Can You Get Reimbursement of Your Protest Costs? Maybe!

February 28, 2018

by Shelley Hall

In Protection Strategies, Inc., B-414573.3 (Nov 9, 2017), the GAO held that the protester was entitled to be reimbursed a portion of its protest costs because the agency unduly delayed taking corrective action in response to a sustained protest.

Initially the protester challenged the agency’s technical evaluation and the best value tradeoff, stating that it did not justify paying a price premium for the awardee to perform the requirement.

In any kind of tradeoff, there has to be clear documentation as to why the agency chose a higher priced offer over another.  There can be many reasons, such as warranty terms, extended life cycles, more efficiency in the proposed processes, etc.  Of course, the RFP has to clearly state how and what is being evaluated to make the best value decision.

The protester filed a supplemental protest stating that the best value determination unreasonably focused on the adjectival ratings and the agency improperly evaluated its past performance and the awardee’s proposal under a technical factor. Additionally, the protester challenged the agency’s failure to conduct a price realism evaluation with respect to the awardee’s proposed level of effort.

The agency took corrective action after filing an agency supplemental report and after the GAO case attorney held a conference call to discuss each party’s litigation risk.

The protester then requested that GAO recommend that the agency reimburse it for its protest costs.
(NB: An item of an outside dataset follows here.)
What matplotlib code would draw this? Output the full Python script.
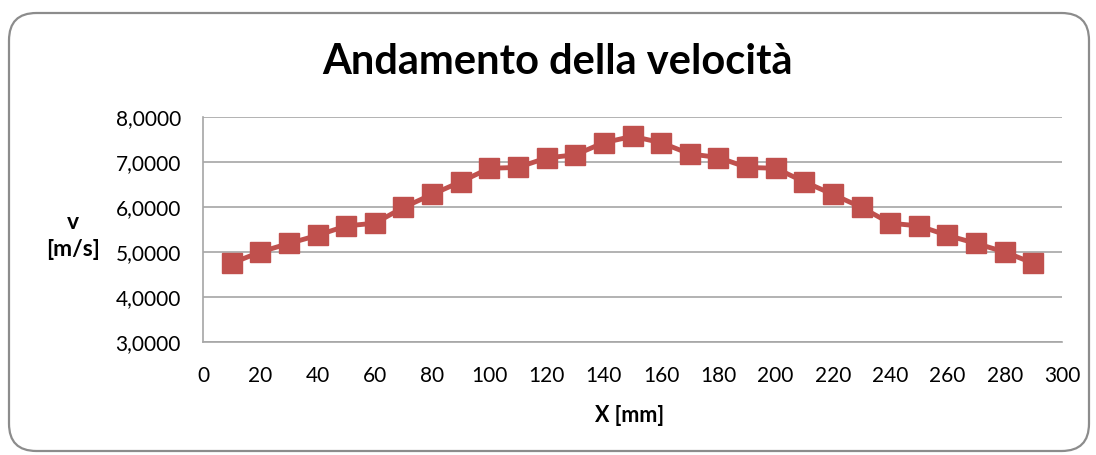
import matplotlib
matplotlib.use("Agg")
import matplotlib.pyplot as plt
from matplotlib.patches import FancyBboxPatch
from matplotlib.ticker import FuncFormatter, MultipleLocator

# position along the channel [mm] and measured velocity [m/s]
x_mm = [10, 20, 30, 40, 50, 60, 70, 80, 90, 100, 110, 120, 130, 140, 150,
        160, 170, 180, 190, 200, 210, 220, 230, 240, 250, 260, 270, 280, 290]
v_ms = [4.75, 5.00, 5.19, 5.37, 5.58, 5.64, 5.99, 6.28, 6.56, 6.86, 6.88, 7.09, 7.16, 7.43, 7.57,
        7.43, 7.18, 7.10, 6.88, 6.86, 6.56, 6.28, 5.99, 5.64, 5.58, 5.37, 5.19, 5.00, 4.75]

title = "Andamento della velocità"
x_label = "X [mm]"
y_label = "v\n[m/s]"

plt.rcParams["font.family"] = ["Lato", "DejaVu Sans"]

fig = plt.figure(figsize=(10.96, 4.55), dpi=100)
fig.patch.set_facecolor("white")

# rounded chart border
W, H = 1096, 455
frame = FancyBboxPatch((9 / W, 4 / H), 1080 / W, 438 / H,
                       boxstyle="round,pad=0,rounding_size=0.025",
                       transform=fig.transFigure, facecolor="white",
                       edgecolor="#8c8c8c", linewidth=1.6, zorder=-5,
                       mutation_aspect=W / H)
fig.patches.append(frame)

ax = fig.add_axes([203 / W, 1 - 342 / H, 859 / W, 225 / H])
ax.set_zorder(2)
ax.set_facecolor("none")

ax.plot(x_mm, v_ms, color="#c0504d", linewidth=3.5, marker="s", markersize=14,
        markerfacecolor="#c0504d", markeredgecolor="#c0504d", zorder=3, clip_on=False)

ax.set_xlim(0, 300)
ax.set_ylim(3, 8)
ax.xaxis.set_major_locator(MultipleLocator(20))
ax.yaxis.set_major_locator(MultipleLocator(1))
ax.yaxis.set_major_formatter(FuncFormatter(lambda v, _: f"{v:.4f}".replace(".", ",")))

ax.grid(axis="y", color="#a6a6a6", linewidth=1.2)
ax.set_axisbelow(True)
for side in ("top", "right"):
    ax.spines[side].set_visible(False)
for side in ("left", "bottom"):
    ax.spines[side].set_color("#a6a6a6")
    ax.spines[side].set_linewidth(1.2)

ax.tick_params(length=0, labelsize=15, colors="black")
ax.tick_params(axis="y", pad=16)
ax.tick_params(axis="x", pad=17)

fig.text(557 / W, 1 - 62 / H, title, ha="center", va="center",
         fontsize=30, fontweight="bold", zorder=3)
fig.text(630 / W, 1 - 416 / H, x_label, ha="center", va="center",
         fontsize=15.5, fontweight="bold", zorder=3)
fig.text(73 / W, 1 - 236 / H, y_label, ha="center", va="center",
         fontsize=16.5, fontweight="bold", linespacing=1.35, zorder=3)

fig.savefig("out.png", dpi=100)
GAO held the protester was entitled to recover the costs associated with the challenge to the best value determination. GAO found this protest ground was clearly meritorious because the source selection authority did not discuss any of the advantages that the protester’s proposal provided, despite the fact that it was lower priced and acceptable.

On the other hand, GAO held that the other protest grounds were not clearly meritorious, in part, because the record required further development.

So what can be learned from this?  Well, first of all, if you feel your offer has been unfairly or incorrectly evaluated, by all means, file a protest.  Then if the agency does not take timely corrective action on sustained portions of the protest, you may be able to recover some of your protest costs.